PROMPT: Each line below must be set down exactly; omit any image you find.

SOURCE MATERIAL:
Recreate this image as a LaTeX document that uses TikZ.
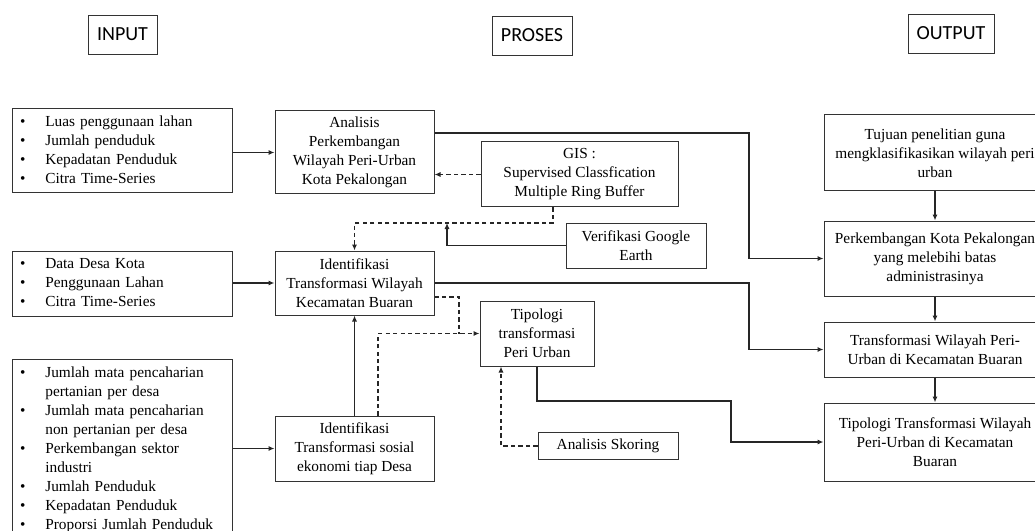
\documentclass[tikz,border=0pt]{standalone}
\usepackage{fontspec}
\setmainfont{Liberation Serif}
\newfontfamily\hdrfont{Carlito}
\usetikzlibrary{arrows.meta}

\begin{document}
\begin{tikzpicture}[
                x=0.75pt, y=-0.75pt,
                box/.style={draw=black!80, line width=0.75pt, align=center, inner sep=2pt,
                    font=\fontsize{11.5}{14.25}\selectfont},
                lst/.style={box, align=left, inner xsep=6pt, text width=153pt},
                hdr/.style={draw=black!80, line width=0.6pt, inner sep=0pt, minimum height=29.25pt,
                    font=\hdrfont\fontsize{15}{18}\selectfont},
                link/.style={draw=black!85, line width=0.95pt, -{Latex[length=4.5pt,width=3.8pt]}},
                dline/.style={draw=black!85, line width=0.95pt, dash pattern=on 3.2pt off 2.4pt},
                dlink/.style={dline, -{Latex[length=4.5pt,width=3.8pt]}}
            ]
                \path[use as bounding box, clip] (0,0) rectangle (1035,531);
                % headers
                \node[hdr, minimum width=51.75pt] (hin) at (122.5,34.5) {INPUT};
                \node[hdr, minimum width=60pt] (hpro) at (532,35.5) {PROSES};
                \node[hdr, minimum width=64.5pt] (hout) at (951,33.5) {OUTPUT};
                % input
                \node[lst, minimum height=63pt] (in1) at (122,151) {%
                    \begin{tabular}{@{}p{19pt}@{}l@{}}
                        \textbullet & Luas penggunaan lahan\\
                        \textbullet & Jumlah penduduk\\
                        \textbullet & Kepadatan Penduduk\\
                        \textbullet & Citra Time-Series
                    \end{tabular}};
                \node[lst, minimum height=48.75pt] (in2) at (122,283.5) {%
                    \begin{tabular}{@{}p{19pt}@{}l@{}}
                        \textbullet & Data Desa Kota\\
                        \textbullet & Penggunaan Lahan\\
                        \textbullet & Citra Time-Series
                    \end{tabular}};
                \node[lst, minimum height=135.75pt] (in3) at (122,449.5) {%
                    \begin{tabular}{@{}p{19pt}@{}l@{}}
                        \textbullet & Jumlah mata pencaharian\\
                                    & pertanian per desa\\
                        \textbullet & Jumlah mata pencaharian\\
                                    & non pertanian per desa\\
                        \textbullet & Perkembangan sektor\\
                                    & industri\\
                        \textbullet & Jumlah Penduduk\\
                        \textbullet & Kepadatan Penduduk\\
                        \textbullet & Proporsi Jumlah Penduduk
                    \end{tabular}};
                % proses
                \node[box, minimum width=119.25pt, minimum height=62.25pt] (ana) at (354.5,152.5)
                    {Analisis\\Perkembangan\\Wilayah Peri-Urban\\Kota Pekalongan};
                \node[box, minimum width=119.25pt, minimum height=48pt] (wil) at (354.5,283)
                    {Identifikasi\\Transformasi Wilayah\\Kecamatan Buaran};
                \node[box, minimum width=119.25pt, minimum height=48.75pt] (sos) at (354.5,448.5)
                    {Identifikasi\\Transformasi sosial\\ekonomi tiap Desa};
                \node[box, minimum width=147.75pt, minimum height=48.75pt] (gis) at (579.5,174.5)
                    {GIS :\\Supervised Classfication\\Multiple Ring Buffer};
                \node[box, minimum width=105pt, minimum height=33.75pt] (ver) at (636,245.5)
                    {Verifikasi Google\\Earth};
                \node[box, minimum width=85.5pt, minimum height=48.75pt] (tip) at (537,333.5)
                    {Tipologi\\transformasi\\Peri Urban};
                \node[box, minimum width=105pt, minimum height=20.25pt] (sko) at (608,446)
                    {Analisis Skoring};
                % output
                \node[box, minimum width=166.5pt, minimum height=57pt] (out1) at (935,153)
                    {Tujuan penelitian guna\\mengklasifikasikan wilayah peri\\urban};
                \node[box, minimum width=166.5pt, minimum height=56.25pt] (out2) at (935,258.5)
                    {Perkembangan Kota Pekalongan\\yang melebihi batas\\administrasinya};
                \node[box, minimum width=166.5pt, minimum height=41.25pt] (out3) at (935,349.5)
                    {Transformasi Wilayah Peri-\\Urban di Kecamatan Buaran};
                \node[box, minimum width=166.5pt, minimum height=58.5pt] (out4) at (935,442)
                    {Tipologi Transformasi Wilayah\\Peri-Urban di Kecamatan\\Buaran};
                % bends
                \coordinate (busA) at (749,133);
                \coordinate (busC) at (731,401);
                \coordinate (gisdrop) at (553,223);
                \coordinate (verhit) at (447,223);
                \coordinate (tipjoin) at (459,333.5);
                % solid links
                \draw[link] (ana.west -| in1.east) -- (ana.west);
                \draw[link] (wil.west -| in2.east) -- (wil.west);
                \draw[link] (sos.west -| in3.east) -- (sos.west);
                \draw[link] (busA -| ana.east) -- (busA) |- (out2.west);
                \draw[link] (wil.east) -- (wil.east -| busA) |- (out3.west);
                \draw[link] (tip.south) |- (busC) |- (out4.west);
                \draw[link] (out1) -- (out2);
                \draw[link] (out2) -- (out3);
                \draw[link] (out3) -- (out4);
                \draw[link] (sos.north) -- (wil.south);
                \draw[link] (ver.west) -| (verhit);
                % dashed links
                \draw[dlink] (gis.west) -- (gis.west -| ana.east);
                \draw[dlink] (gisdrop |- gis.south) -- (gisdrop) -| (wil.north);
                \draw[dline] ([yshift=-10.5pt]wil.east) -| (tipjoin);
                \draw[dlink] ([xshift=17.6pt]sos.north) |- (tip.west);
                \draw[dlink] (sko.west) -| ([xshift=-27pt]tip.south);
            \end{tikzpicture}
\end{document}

FULL ANSWER:
Recreate this image as a LaTeX document that uses TikZ.
\documentclass[tikz,border=0pt]{standalone}
\usepackage{fontspec}
\setmainfont{Liberation Serif}
\newfontfamily\hdrfont{Carlito}
\usetikzlibrary{arrows.meta}

\begin{document}
\begin{tikzpicture}[
                x=0.75pt, y=-0.75pt,
                box/.style={draw=black!80, line width=0.75pt, align=center, inner sep=2pt,
                    font=\fontsize{11.5}{14.25}\selectfont},
                lst/.style={box, align=left, inner xsep=6pt, text width=153pt},
                hdr/.style={draw=black!80, line width=0.6pt, inner sep=0pt, minimum height=29.25pt,
                    font=\hdrfont\fontsize{15}{18}\selectfont},
                link/.style={draw=black!85, line width=0.95pt, -{Latex[length=4.5pt,width=3.8pt]}},
                dline/.style={draw=black!85, line width=0.95pt, dash pattern=on 3.2pt off 2.4pt},
                dlink/.style={dline, -{Latex[length=4.5pt,width=3.8pt]}}
            ]
                \path[use as bounding box, clip] (0,0) rectangle (1035,531);
                % headers
                \node[hdr, minimum width=51.75pt] (hin) at (122.5,34.5) {INPUT};
                \node[hdr, minimum width=60pt] (hpro) at (532,35.5) {PROSES};
                \node[hdr, minimum width=64.5pt] (hout) at (951,33.5) {OUTPUT};
                % input
                \node[lst, minimum height=63pt] (in1) at (122,151) {%
                    \begin{tabular}{@{}p{19pt}@{}l@{}}
                        \textbullet & Luas penggunaan lahan\\
                        \textbullet & Jumlah penduduk\\
                        \textbullet & Kepadatan Penduduk\\
                        \textbullet & Citra Time-Series
                    \end{tabular}};
                \node[lst, minimum height=48.75pt] (in2) at (122,283.5) {%
                    \begin{tabular}{@{}p{19pt}@{}l@{}}
                        \textbullet & Data Desa Kota\\
                        \textbullet & Penggunaan Lahan\\
                        \textbullet & Citra Time-Series
                    \end{tabular}};
                \node[lst, minimum height=135.75pt] (in3) at (122,449.5) {%
                    \begin{tabular}{@{}p{19pt}@{}l@{}}
                        \textbullet & Jumlah mata pencaharian\\
                                    & pertanian per desa\\
                        \textbullet & Jumlah mata pencaharian\\
                                    & non pertanian per desa\\
                        \textbullet & Perkembangan sektor\\
                                    & industri\\
                        \textbullet & Jumlah Penduduk\\
                        \textbullet & Kepadatan Penduduk\\
                        \textbullet & Proporsi Jumlah Penduduk
                    \end{tabular}};
                % proses
                \node[box, minimum width=119.25pt, minimum height=62.25pt] (ana) at (354.5,152.5)
                    {Analisis\\Perkembangan\\Wilayah Peri-Urban\\Kota Pekalongan};
                \node[box, minimum width=119.25pt, minimum height=48pt] (wil) at (354.5,283)
                    {Identifikasi\\Transformasi Wilayah\\Kecamatan Buaran};
                \node[box, minimum width=119.25pt, minimum height=48.75pt] (sos) at (354.5,448.5)
                    {Identifikasi\\Transformasi sosial\\ekonomi tiap Desa};
                \node[box, minimum width=147.75pt, minimum height=48.75pt] (gis) at (579.5,174.5)
                    {GIS :\\Supervised Classfication\\Multiple Ring Buffer};
                \node[box, minimum width=105pt, minimum height=33.75pt] (ver) at (636,245.5)
                    {Verifikasi Google\\Earth};
                \node[box, minimum width=85.5pt, minimum height=48.75pt] (tip) at (537,333.5)
                    {Tipologi\\transformasi\\Peri Urban};
                \node[box, minimum width=105pt, minimum height=20.25pt] (sko) at (608,446)
                    {Analisis Skoring};
                % output
                \node[box, minimum width=166.5pt, minimum height=57pt] (out1) at (935,153)
                    {Tujuan penelitian guna\\mengklasifikasikan wilayah peri\\urban};
                \node[box, minimum width=166.5pt, minimum height=56.25pt] (out2) at (935,258.5)
                    {Perkembangan Kota Pekalongan\\yang melebihi batas\\administrasinya};
                \node[box, minimum width=166.5pt, minimum height=41.25pt] (out3) at (935,349.5)
                    {Transformasi Wilayah Peri-\\Urban di Kecamatan Buaran};
                \node[box, minimum width=166.5pt, minimum height=58.5pt] (out4) at (935,442)
                    {Tipologi Transformasi Wilayah\\Peri-Urban di Kecamatan\\Buaran};
                % bends
                \coordinate (busA) at (749,133);
                \coordinate (busC) at (731,401);
                \coordinate (gisdrop) at (553,223);
                \coordinate (verhit) at (447,223);
                \coordinate (tipjoin) at (459,333.5);
                % solid links
                \draw[link] (ana.west -| in1.east) -- (ana.west);
                \draw[link] (wil.west -| in2.east) -- (wil.west);
                \draw[link] (sos.west -| in3.east) -- (sos.west);
                \draw[link] (busA -| ana.east) -- (busA) |- (out2.west);
                \draw[link] (wil.east) -- (wil.east -| busA) |- (out3.west);
                \draw[link] (tip.south) |- (busC) |- (out4.west);
                \draw[link] (out1) -- (out2);
                \draw[link] (out2) -- (out3);
                \draw[link] (out3) -- (out4);
                \draw[link] (sos.north) -- (wil.south);
                \draw[link] (ver.west) -| (verhit);
                % dashed links
                \draw[dlink] (gis.west) -- (gis.west -| ana.east);
                \draw[dlink] (gisdrop |- gis.south) -- (gisdrop) -| (wil.north);
                \draw[dline] ([yshift=-10.5pt]wil.east) -| (tipjoin);
                \draw[dlink] ([xshift=17.6pt]sos.north) |- (tip.west);
                \draw[dlink] (sko.west) -| ([xshift=-27pt]tip.south);
            \end{tikzpicture}
\end{document}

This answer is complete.